# [Stated goal]
All lines from the beginning of the listing through the line with "const fallFlux = [2.213, 0.483];" are to be copied word for word; the pictures are not.
* Begin Data extract *
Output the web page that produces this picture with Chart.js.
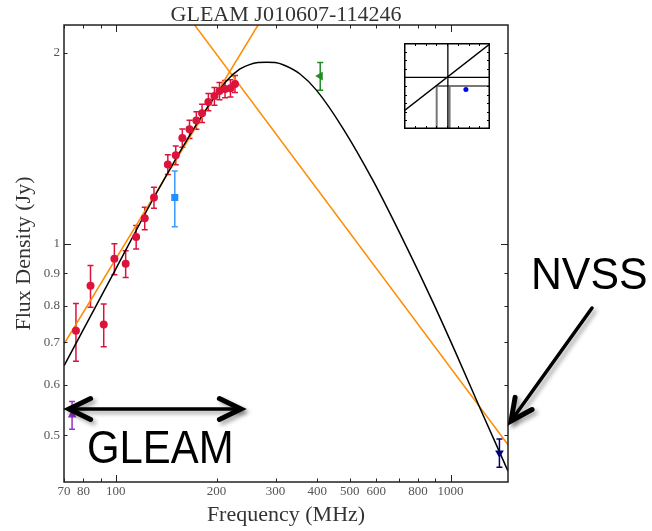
<!DOCTYPE html>
<html>
<head>
<meta charset="utf-8">
<script src="https://cdn.jsdelivr.net/npm/chart.js@4.4.0/dist/chart.umd.min.js"></script>
<style>
  html, body { margin: 0; padding: 0; background: #fff; }
  #wrap { position: relative; width: 652px; height: 531px; }
  #main { position: absolute; left: 0; top: 0; }
  #inset { position: absolute; left: 404px; top: 43px; }
</style>
</head>
<body>
<div id="wrap">
  <canvas id="main" width="652" height="531"></canvas>
  <canvas id="inset" width="86" height="86"></canvas>
</div>
<script>
// GLEAM sub-bands (MHz) and flux densities (Jy)
const gleamFreq = [76, 84, 92, 99, 107, 115, 122, 130, 143, 151, 158, 166, 174, 181, 189, 197, 204, 212, 220, 227];
const gleamFlux = [0.730, 0.860, 0.747, 0.948, 0.931, 1.026, 1.098, 1.184, 1.335, 1.380, 1.469, 1.517, 1.566, 1.607, 1.674, 1.710, 1.742, 1.755, 1.760, 1.787];
const gleamErr  = [0.076, 0.065, 0.058, 0.053, 0.045, 0.044, 0.045, 0.045, 0.048, 0.047, 0.049, 0.050, 0.050, 0.053, 0.053, 0.055, 0.055, 0.055, 0.055, 0.055];

// other surveys: VLSS, TGSS, MRC, NVSS
const vlssFreq = [74];   const vlssFlux = [0.538]; const vlssErr = [0.027];
const tgssFreq = [150];  const tgssFlux = [1.184]; const tgssErr = [0.119];
const mrcFreq  = [408];  const mrcFlux  = [1.839]; const mrcErr  = [0.092];
const nvssFreq = [1400]; const nvssFlux = [0.469]; const nvssErr = [0.024];

// fitted curved model (black)
const modelFreq = [70, 100, 130, 170, 214, 235, 251, 266, 282, 299, 316, 355, 398, 478, 588, 740, 880, 1033, 1228, 1485];
const modelFlux = [0.643, 0.914, 1.184, 1.512, 1.806, 1.887, 1.917, 1.931, 1.934, 1.931, 1.916, 1.853, 1.746, 1.519, 1.256, 0.988, 0.816, 0.677, 0.550, 0.439];

// power-law fits (orange), where they meet the frame
const riseFreq = [70, 266];
const riseFlux = [0.696, 2.213];
const fallFreq = [172, 1485];
const fallFlux = [2.213, 0.483];

// axes
const xMin = 70, xMax = 1485;
const yMin = 0.422, yMax = 2.213;
const xTickValues = [70, 80, 90, 100, 200, 300, 400, 500, 600, 700, 800, 900, 1000];
const xTickLabels = ['70', '80', '', '100', '200', '300', '400', '500', '600', '', '800', '', '1000'];
const xMajor = [100, 1000];
const yTickValues = [0.5, 0.6, 0.7, 0.8, 0.9, 1, 2];
const yTickLabels = ['0.5', '0.6', '0.7', '0.8', '0.9', '1', '2'];
const yMajor = [1];

// inset panel (unit box)
const insetDiagX = [0, 1];       const insetDiagY = [0.21, 0.99];
const insetHorX = [0, 1];        const insetHorY = [0.60, 0.60];
const insetVerX = [0.51, 0.51];  const insetVerY = [0, 1];
const insetGrayX = [0.38, 0.38, 1]; const insetGrayY = [0, 0.50, 0.50];
const insetGray2X = [0.53, 0.53];   const insetGray2Y = [0, 0.50];
const insetDotX = [0.72];        const insetDotY = [0.46];

const toXY = (xs, ys) => xs.map((v, i) => ({x: v, y: ys[i]}));
const serif = '"Liberation Serif", "DejaVu Serif", serif';

// vertical error bars with caps
const errorBars = {
    id: 'errorBars',
    beforeDatasetsDraw(chart) {
        const {ctx, scales: {y}} = chart;
        ctx.save();
        chart.data.datasets.forEach((ds, i) => {
            if (!ds.errors) return;
            const meta = chart.getDatasetMeta(i);
            ctx.strokeStyle = ds.errorColor || ds.borderColor;
            ctx.lineWidth = 1.5;
            meta.data.forEach((pt, j) => {
                const v = ds.data[j].y;
                const top = y.getPixelForValue(v + ds.errors[j]);
                const bot = y.getPixelForValue(v - ds.errors[j]);
                ctx.beginPath();
                ctx.moveTo(pt.x, top); ctx.lineTo(pt.x, bot);
                ctx.moveTo(pt.x - 3, top); ctx.lineTo(pt.x + 3, top);
                ctx.moveTo(pt.x - 3, bot); ctx.lineTo(pt.x + 3, bot);
                ctx.stroke();
            });
        });
        ctx.restore();
    }
};

// box frame with inward ticks on all four sides
const frameTicks = {
    id: 'frameTicks',
    afterDatasetsDraw(chart) {
        const {ctx, chartArea: a, scales: {x, y}} = chart;
        ctx.save();
        ctx.strokeStyle = '#222';
        ctx.lineWidth = 1;
        ctx.beginPath();
        xTickValues.forEach(v => {
            const px = Math.round(x.getPixelForValue(v)) + 0.5;
            const len = xMajor.includes(v) ? 7 : 3.5;
            ctx.moveTo(px, a.bottom); ctx.lineTo(px, a.bottom - len);
            ctx.moveTo(px, a.top); ctx.lineTo(px, a.top + len);
        });
        yTickValues.forEach(v => {
            const py = Math.round(y.getPixelForValue(v)) + 0.5;
            const len = yMajor.includes(v) ? 7 : 3.5;
            ctx.moveTo(a.left, py); ctx.lineTo(a.left + len, py);
            ctx.moveTo(a.right, py); ctx.lineTo(a.right - len, py);
        });
        ctx.stroke();
        ctx.lineWidth = 1.5;
        ctx.strokeRect(a.left, a.top, a.right - a.left, a.bottom - a.top);
        ctx.restore();
    }
};

function drawArrow(ctx, x1, y1, x2, y2, both) {
    ctx.lineWidth = 3.5;
    ctx.beginPath();
    ctx.moveTo(x1, y1); ctx.lineTo(x2, y2);
    ctx.stroke();
    const head = (tx, ty, ang) => {
        ctx.lineWidth = 5;
        ctx.beginPath();
        ctx.moveTo(tx + 24 * Math.cos(ang + 0.45), ty + 24 * Math.sin(ang + 0.45));
        ctx.lineTo(tx, ty);
        ctx.lineTo(tx + 24 * Math.cos(ang - 0.45), ty + 24 * Math.sin(ang - 0.45));
        ctx.stroke();
    };
    head(x2, y2, Math.atan2(y1 - y2, x1 - x2));
    if (both) head(x1, y1, Math.atan2(y2 - y1, x2 - x1));
}

// GLEAM / NVSS call-outs
const callouts = {
    id: 'callouts',
    afterDraw(chart) {
        const {ctx} = chart;
        ctx.save();
        ctx.strokeStyle = '#000';
        ctx.lineCap = 'round';
        ctx.lineJoin = 'miter';
        ctx.shadowColor = 'rgba(0,0,0,0.35)';
        ctx.shadowBlur = 4;
        ctx.shadowOffsetX = 3;
        ctx.shadowOffsetY = 3;
        drawArrow(ctx, 69, 409, 241, 409, true);
        drawArrow(ctx, 592, 308, 511, 421, false);
        ctx.restore();

        ctx.save();
        ctx.fillStyle = '#000';
        ctx.textBaseline = 'alphabetic';
        ctx.font = '46px "Liberation Sans", Arial, sans-serif';
        ctx.translate(87, 463);
        ctx.scale(0.91, 1);
        ctx.fillText('GLEAM', 0, 0);
        ctx.restore();

        ctx.save();
        ctx.fillStyle = '#000';
        ctx.font = '45px "Liberation Sans", Arial, sans-serif';
        ctx.translate(531, 289);
        ctx.scale(0.95, 1);
        ctx.fillText('NVSS', 0, 0);
        ctx.restore();
    }
};

const mainChart = new Chart(document.getElementById('main'), {
    type: 'scatter',
    data: {
        datasets: [
            {
                label: 'GLEAM',
                data: toXY(gleamFreq, gleamFlux),
                errors: gleamErr,
                pointStyle: 'circle',
                pointRadius: 4,
                backgroundColor: '#dc143c',
                borderColor: '#dc143c',
                borderWidth: 0,
                order: 1
            },
            {
                label: 'VLSS',
                data: toXY(vlssFreq, vlssFlux),
                errors: vlssErr,
                pointStyle: 'triangle',
                pointRadius: 5,
                backgroundColor: '#9932cc',
                borderColor: '#9932cc',
                borderWidth: 0,
                order: 1
            },
            {
                label: 'TGSS',
                data: toXY(tgssFreq, tgssFlux),
                errors: tgssErr,
                errorColor: '#3a9cff',
                pointStyle: 'rect',
                pointRadius: 5,
                backgroundColor: '#1e90ff',
                borderColor: '#1e90ff',
                borderWidth: 0,
                order: 1
            },
            {
                label: 'MRC',
                data: toXY(mrcFreq, mrcFlux),
                errors: mrcErr,
                pointStyle: 'triangle',
                rotation: 270,
                pointRadius: 5,
                backgroundColor: '#228b22',
                borderColor: '#228b22',
                borderWidth: 0,
                order: 1
            },
            {
                label: 'NVSS',
                data: toXY(nvssFreq, nvssFlux),
                errors: nvssErr,
                pointStyle: 'triangle',
                rotation: 180,
                pointRadius: 5,
                backgroundColor: '#000080',
                borderColor: '#000080',
                borderWidth: 0,
                order: 1
            },
            {
                label: 'model',
                data: toXY(modelFreq, modelFlux),
                showLine: true,
                pointRadius: 0,
                borderColor: '#000',
                borderWidth: 1.5,
                cubicInterpolationMode: 'monotone',
                order: 2
            },
            {
                label: 'rising power law',
                data: toXY(riseFreq, riseFlux),
                showLine: true,
                pointRadius: 0,
                borderColor: '#ff8c00',
                borderWidth: 1.5,
                order: 3
            },
            {
                label: 'falling power law',
                data: toXY(fallFreq, fallFlux),
                showLine: true,
                pointRadius: 0,
                borderColor: '#ff8c00',
                borderWidth: 1.5,
                order: 3
            }
        ]
    },
    options: {
        responsive: false,
        animation: false,
        devicePixelRatio: 1,
        layout: { autoPadding: false, padding: { left: 0, right: 144, top: 0, bottom: 0 } },
        plugins: {
            legend: { display: false },
            tooltip: { enabled: false },
            title: {
                display: true,
                fullSize: false,
                text: 'GLEAM J010607-114246',
                color: '#333',
                font: { family: serif, size: 22, weight: 'normal', lineHeight: 0.864 },
                padding: { top: 6, bottom: 0 }
            }
        },
        scales: {
            x: {
                type: 'logarithmic',
                position: 'bottom',
                min: xMin,
                max: xMax,
                grid: { display: false, drawTicks: false },
                border: { display: false },
                afterBuildTicks: (scale) => { scale.ticks = xTickValues.map(v => ({ value: v })); },
                afterFit: (scale) => { scale.height = 49; },
                ticks: {
                    autoSkip: false,
                    maxRotation: 0,
                    padding: 2,
                    color: '#555',
                    font: { family: serif, size: 13 },
                    callback: (value, index) => xTickLabels[index]
                },
                title: {
                    display: true,
                    text: 'Frequency (MHz)',
                    color: '#333',
                    font: { family: serif, size: 22 },
                    padding: { top: 0, bottom: 3 }
                }
            },
            y: {
                type: 'logarithmic',
                position: 'left',
                min: yMin,
                max: yMax,
                grid: { display: false, drawTicks: false },
                border: { display: false },
                afterBuildTicks: (scale) => { scale.ticks = yTickValues.map(v => ({ value: v })); },
                afterFit: (scale) => { scale.width = 64; },
                ticks: {
                    autoSkip: false,
                    padding: 4,
                    color: '#555',
                    font: { family: serif, size: 13 },
                    callback: (value, index) => yTickLabels[index]
                },
                title: {
                    display: true,
                    text: 'Flux Density (Jy)',
                    color: '#333',
                    font: { family: serif, size: 22 },
                    padding: { top: 11, bottom: 0 }
                }
            }
        }
    },
    plugins: [errorBars, frameTicks, callouts]
});

// small inset panel with its own frame and inward ticks
const insetFrame = {
    id: 'insetFrame',
    afterDatasetsDraw(chart) {
        const {ctx, chartArea: a} = chart;
        const w = a.right - a.left, h = a.bottom - a.top;
        ctx.save();
        ctx.strokeStyle = '#000';
        ctx.lineWidth = 1;
        ctx.beginPath();
        for (let i = 1; i < 8; i++) {
            const px = Math.round(a.left + w * i / 8) + 0.5;
            ctx.moveTo(px, a.bottom); ctx.lineTo(px, a.bottom - 3);
            ctx.moveTo(px, a.top); ctx.lineTo(px, a.top + 3);
        }
        for (let i = 1; i < 10; i++) {
            const py = Math.round(a.top + h * i / 10) + 0.5;
            ctx.moveTo(a.left, py); ctx.lineTo(a.left + 3, py);
            ctx.moveTo(a.right, py); ctx.lineTo(a.right - 3, py);
        }
        ctx.stroke();
        ctx.lineWidth = 1.5;
        ctx.strokeRect(a.left + 0.75, a.top + 0.75, w - 1.5, h - 1.5);
        ctx.restore();
    }
};

const insetChart = new Chart(document.getElementById('inset'), {
    type: 'scatter',
    data: {
        datasets: [
            { data: toXY(insetDotX, insetDotY), pointRadius: 2.5, backgroundColor: '#0000ff', borderWidth: 0, order: 1 },
            { data: toXY(insetDiagX, insetDiagY), showLine: true, pointRadius: 0, borderColor: '#000', borderWidth: 1.3, order: 2 },
            { data: toXY(insetHorX, insetHorY), showLine: true, pointRadius: 0, borderColor: '#000', borderWidth: 1.3, order: 2 },
            { data: toXY(insetVerX, insetVerY), showLine: true, pointRadius: 0, borderColor: '#000', borderWidth: 1.3, order: 2 },
            { data: toXY(insetGrayX, insetGrayY), showLine: true, pointRadius: 0, borderColor: '#777', borderWidth: 2, order: 3 },
            { data: toXY(insetGray2X, insetGray2Y), showLine: true, pointRadius: 0, borderColor: '#777', borderWidth: 2, order: 3 }
        ]
    },
    options: {
        responsive: false,
        animation: false,
        devicePixelRatio: 1,
        layout: { autoPadding: false, padding: 0 },
        plugins: { legend: { display: false }, tooltip: { enabled: false } },
        scales: {
            x: { type: 'linear', min: 0, max: 1, display: false },
            y: { type: 'linear', min: 0, max: 1, display: false }
        }
    },
    plugins: [insetFrame]
});
</script>
</body>
</html>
* End Data extract *
# [Written solution]
Output the web page that produces this picture with Chart.js.
<!DOCTYPE html>
<html>
<head>
<meta charset="utf-8">
<script src="https://cdn.jsdelivr.net/npm/chart.js@4.4.0/dist/chart.umd.min.js"></script>
<style>
  html, body { margin: 0; padding: 0; background: #fff; }
  #wrap { position: relative; width: 652px; height: 531px; }
  #main { position: absolute; left: 0; top: 0; }
  #inset { position: absolute; left: 404px; top: 43px; }
</style>
</head>
<body>
<div id="wrap">
  <canvas id="main" width="652" height="531"></canvas>
  <canvas id="inset" width="86" height="86"></canvas>
</div>
<script>
// GLEAM sub-bands (MHz) and flux densities (Jy)
const gleamFreq = [76, 84, 92, 99, 107, 115, 122, 130, 143, 151, 158, 166, 174, 181, 189, 197, 204, 212, 220, 227];
const gleamFlux = [0.730, 0.860, 0.747, 0.948, 0.931, 1.026, 1.098, 1.184, 1.335, 1.380, 1.469, 1.517, 1.566, 1.607, 1.674, 1.710, 1.742, 1.755, 1.760, 1.787];
const gleamErr  = [0.076, 0.065, 0.058, 0.053, 0.045, 0.044, 0.045, 0.045, 0.048, 0.047, 0.049, 0.050, 0.050, 0.053, 0.053, 0.055, 0.055, 0.055, 0.055, 0.055];

// other surveys: VLSS, TGSS, MRC, NVSS
const vlssFreq = [74];   const vlssFlux = [0.538]; const vlssErr = [0.027];
const tgssFreq = [150];  const tgssFlux = [1.184]; const tgssErr = [0.119];
const mrcFreq  = [408];  const mrcFlux  = [1.839]; const mrcErr  = [0.092];
const nvssFreq = [1400]; const nvssFlux = [0.469]; const nvssErr = [0.024];

// fitted curved model (black)
const modelFreq = [70, 100, 130, 170, 214, 235, 251, 266, 282, 299, 316, 355, 398, 478, 588, 740, 880, 1033, 1228, 1485];
const modelFlux = [0.643, 0.914, 1.184, 1.512, 1.806, 1.887, 1.917, 1.931, 1.934, 1.931, 1.916, 1.853, 1.746, 1.519, 1.256, 0.988, 0.816, 0.677, 0.550, 0.439];

// power-law fits (orange), where they meet the frame
const riseFreq = [70, 266];
const riseFlux = [0.696, 2.213];
const fallFreq = [172, 1485];
const fallFlux = [2.213, 0.483];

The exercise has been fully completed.